** Start of THE RECORDS **

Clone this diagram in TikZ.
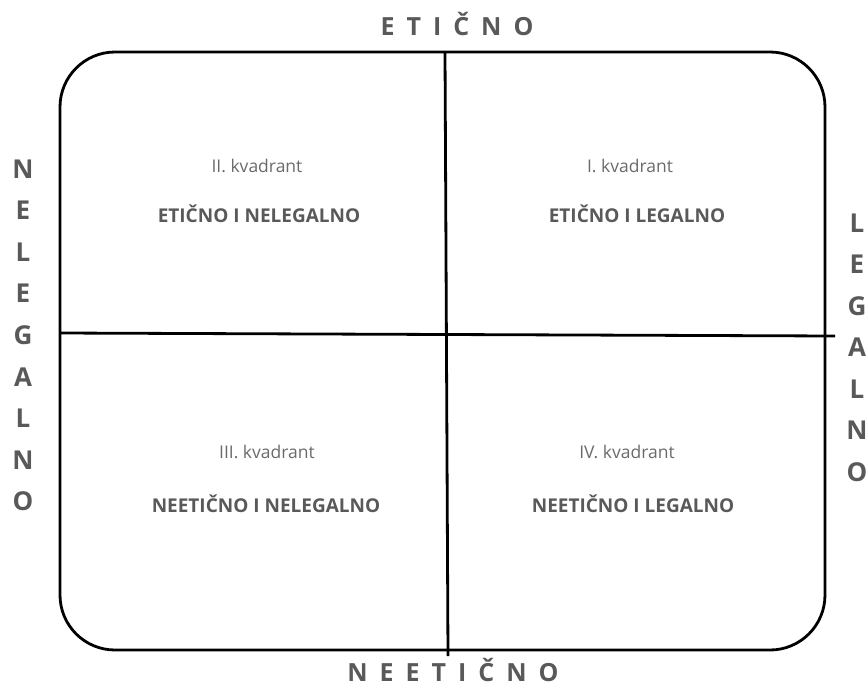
\documentclass[tikz,border=0pt]{standalone}
\usepackage{fontspec}
\setmainfont{Open Sans}
\usepackage{tikz}
\usetikzlibrary{calc}
\definecolor{tekst}{HTML}{595959}
\definecolor{kvtekst}{HTML}{6A6A6A}

\begin{document}
\begin{tikzpicture}
        [x=1pt,y=-1pt,line width=2.8pt]
            \tikzstyle{every node}=[inner sep=0pt, text=tekst, anchor=base]
            \tikzstyle{kvad}=[font=\fontsize{17.5}{20}\selectfont, text=kvtekst]
            \tikzstyle{opis}=[font=\fontsize{19}{22}\selectfont\bfseries]
            \tikzstyle{os}=[font=\fontsize{25}{30}\selectfont\bfseries\addfontfeature{LetterSpace=48}]
            \tikzstyle{slovo}=[font=\fontsize{26}{30}\selectfont\bfseries]
        \useasboundingbox (0,0) rectangle (867,686);
        %-----okvir
        \draw[rounded corners=55pt] (60,52) rectangle (825,650);
        %-----osi
        \coordinate (G) at (445,52);
        \coordinate (D) at (448,656);
        \coordinate (L) at (60,333);
        \coordinate (R) at (835,336);
        \foreach \from/\to in {G/D,L/R}
        \draw (\from) -- (\to);
        %-----natpisi osi
        \node[os] (et) at (457,35) {ETIČNO};
        \node[os] (neet) at (453,681) {NEETIČNO};
        \foreach \s [count=\i from 0] in {N,E,L,E,G,A,L,N,O}
        \node[slovo] (nl\i) at (23,178+41.6*\i) {\s};
        \foreach \s [count=\i from 0] in {L,E,G,A,L,N,O}
        \node[slovo] (dl\i) at (857,232+41.5*\i) {\s};
        %-----kvadranti
        \node[kvad] (k2) at (257,172) {II. kvadrant};
        \node[opis] (o2) at (259,222) {ETIČNO I NELEGALNO};
        \node[kvad] (k1) at (630,172) {I. kvadrant};
        \node[opis] (o1) at (637,222) {ETIČNO I LEGALNO};
        \node[kvad] (k3) at (267,458) {III. kvadrant};
        \node[opis] (o3) at (266,512) {NEETIČNO I NELEGALNO};
        \node[kvad] (k4) at (627,458) {IV. kvadrant};
        \node[opis] (o4) at (633,512) {NEETIČNO I LEGALNO};
        \end{tikzpicture}
\end{document}
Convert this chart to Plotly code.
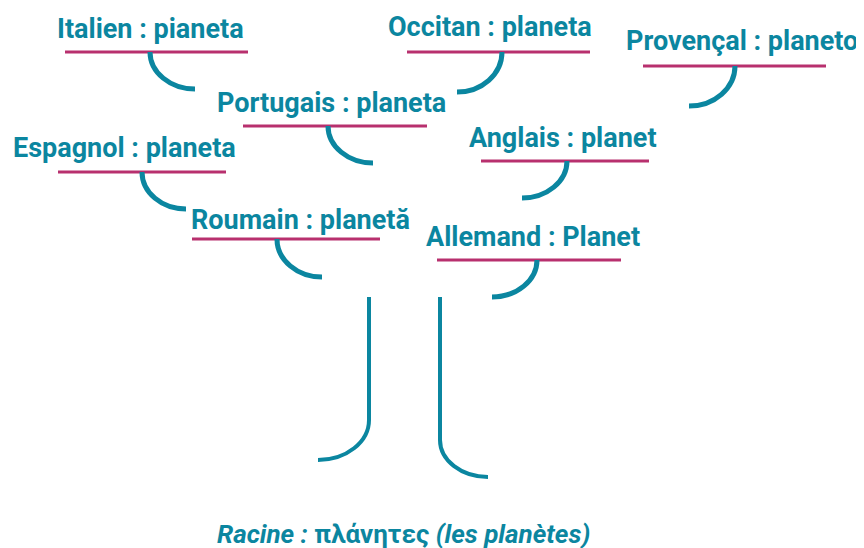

** End of THE RECORDS **

* [WORK TO BE COMPLETED] Copy out all of the material exactly as written, without its pictures.

* [RESULT BELOW]
Clone this diagram in TikZ.
\documentclass[tikz,border=0pt]{standalone}
\usepackage{fontspec}
\setmainfont{Open Sans}
\usepackage{tikz}
\usetikzlibrary{calc}
\definecolor{tekst}{HTML}{595959}
\definecolor{kvtekst}{HTML}{6A6A6A}

\begin{document}
\begin{tikzpicture}
        [x=1pt,y=-1pt,line width=2.8pt]
            \tikzstyle{every node}=[inner sep=0pt, text=tekst, anchor=base]
            \tikzstyle{kvad}=[font=\fontsize{17.5}{20}\selectfont, text=kvtekst]
            \tikzstyle{opis}=[font=\fontsize{19}{22}\selectfont\bfseries]
            \tikzstyle{os}=[font=\fontsize{25}{30}\selectfont\bfseries\addfontfeature{LetterSpace=48}]
            \tikzstyle{slovo}=[font=\fontsize{26}{30}\selectfont\bfseries]
        \useasboundingbox (0,0) rectangle (867,686);
        %-----okvir
        \draw[rounded corners=55pt] (60,52) rectangle (825,650);
        %-----osi
        \coordinate (G) at (445,52);
        \coordinate (D) at (448,656);
        \coordinate (L) at (60,333);
        \coordinate (R) at (835,336);
        \foreach \from/\to in {G/D,L/R}
        \draw (\from) -- (\to);
        %-----natpisi osi
        \node[os] (et) at (457,35) {ETIČNO};
        \node[os] (neet) at (453,681) {NEETIČNO};
        \foreach \s [count=\i from 0] in {N,E,L,E,G,A,L,N,O}
        \node[slovo] (nl\i) at (23,178+41.6*\i) {\s};
        \foreach \s [count=\i from 0] in {L,E,G,A,L,N,O}
        \node[slovo] (dl\i) at (857,232+41.5*\i) {\s};
        %-----kvadranti
        \node[kvad] (k2) at (257,172) {II. kvadrant};
        \node[opis] (o2) at (259,222) {ETIČNO I NELEGALNO};
        \node[kvad] (k1) at (630,172) {I. kvadrant};
        \node[opis] (o1) at (637,222) {ETIČNO I LEGALNO};
        \node[kvad] (k3) at (267,458) {III. kvadrant};
        \node[opis] (o3) at (266,512) {NEETIČNO I NELEGALNO};
        \node[kvad] (k4) at (627,458) {IV. kvadrant};
        \node[opis] (o4) at (633,512) {NEETIČNO I LEGALNO};
        \end{tikzpicture}
\end{document}
Convert this chart to Plotly code.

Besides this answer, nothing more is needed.